That is an awesome looking map! I like the way that it looks sort of like an overhead picture, but at the same time still has a hand painted artistic feel to it.
That is an awesome looking map! I like the way that it looks sort of like an overhead picture, but at the same time still has a hand painted artistic feel to it.
Sorry to post so late.
I really appreciate the comments, it really helps, I'm only satisfied with these effects if it looks good to others, as I can't really go on my own opinion.
What has been going on:
Well I started to write the tutorial and I ran into a ridiculous problem. A part of the water that I thought was simple to recreate and didn't really matter to get specifically the same again turned out to be the key component to making the entire thing look good.

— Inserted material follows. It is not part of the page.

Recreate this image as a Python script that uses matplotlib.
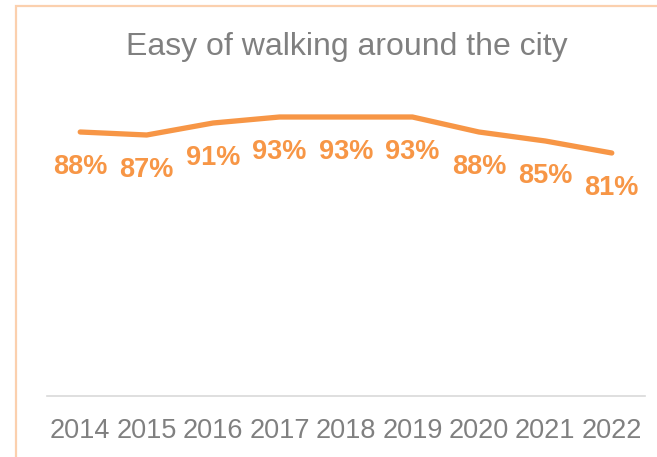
import matplotlib
matplotlib.use("Agg")
import matplotlib.pyplot as plt
from matplotlib.patches import Rectangle

years = ["2014", "2015", "2016", "2017", "2018", "2019", "2020", "2021", "2022"]
share = [88, 87, 91, 93, 93, 93, 88, 85, 81]

orange = "#F79646"
grey = "#808080"

plt.rcParams["font.family"] = ["Liberation Sans", "DejaVu Sans"]

W, H = 657, 457
fig = plt.figure(figsize=(W / 100, H / 100), dpi=100)
ax = fig.add_axes([47 / W, 1 - 396 / H, (645 - 47) / W, (396 - 96) / H])

x = list(range(len(years)))
ax.plot(x, share, color=orange, lw=3.8, solid_capstyle="round", solid_joinstyle="round")

for xi, v in zip(x, share):
    ax.annotate(f"{v}%", (xi, v), xytext=(0, -35), textcoords="offset pixels",
                ha="center", va="center", fontsize=19.5, fontweight="bold", color=orange)

ax.set_xlim(-0.5, len(years) - 0.5)
ax.set_ylim(0, 100)
ax.set_xticks(x)
ax.set_xticklabels(years, fontsize=19.5, color=grey)
ax.tick_params(axis="x", length=0, pad=16)
ax.set_yticks([])
for side in ["top", "right", "left"]:
    ax.spines[side].set_visible(False)
ax.spines["bottom"].set_color("#D9D9D9")
ax.spines["bottom"].set_linewidth(1.2)

fig.text(347 / W, 1 - 47 / H, "Easy of walking around the city", ha="center", va="center",
         fontsize=23, color=grey)

# light orange frame, only top and left edges are visible in the crop
fig.patches.append(Rectangle((16 / W, -0.1), 1.2, 1 - 6 / H + 0.1, transform=fig.transFigure,
                             fill=False, edgecolor="#FBD0AE", lw=1.6))

plt.savefig("out.png", dpi=100)
plt.close(fig)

This was the underwater texture. For some reason, It appears as if I had merged some multiply effect adding layer onto it as well, making it even harder to remember what was created how. There are a lot of reasons why the texture is so important. with too complex of a texture the water looks really noisy and un-smooth, while water should be smooth in these areas. Another reason is the color of the water greatly affects the feeling. Having some areas with too much of a color variety too fast makes it look like somebody spilled food coloring into the Caribbean.
Yet another reason why the texture is so important, this is the biggest one, I realized that the texture worked -with- the ocean depth.
(the ocean depth is created by the original render-clouds that were thresholded to create the land mask. The original clouds are copied, and turned to multiply or some other darkening effect, and applied to the underwater texture. This creates a very realistic depth effect (more than any glow could possibly do) Cause areas farther away from land tended to be darker in the original clouds (hence why they didn't turn into land during the threshold) hopefully that didn't go over your head. If it did, don't worry, it span around my head many times before it poked me in the eye.
Back to the texture part. The areas that were darker with the depth affect, had -more- texture to it! the concentration of the black stuff on the seafloor became higher in the deeper parts, and there was less in the shallower parts.
So yet, I lost the method to creating this amazing texture.
So I have spent more time trying to figure out how I did that texture again than I had to make this entire map.
but I'm pleased to announce
I found one of the main steps again!
Due to the shape of the texture I had constantly assumed I had used filter-render-fibers. I spent hours trying to use this to no avail. And so of course when once again, I'm just fiddling around, I find it again.
There are more steps that I will learn soon, it'll be easy from here, What I have learned so far is that It started with the original cloud layer, and simply used poster edges on it! poster edges with a high threshold, its like a 3, 1, 9 or something for the values, but yea.
So yea once I get that done and replicated on a test run, I'll start writing the ridiculously complicated yet very easy step-by-step tutorial.
Oh you poor soul! I've done that so many times with photoshop. Create a great effect with loads of fiddling and then sit there wondering how I did it.
What version of photoshop are you using??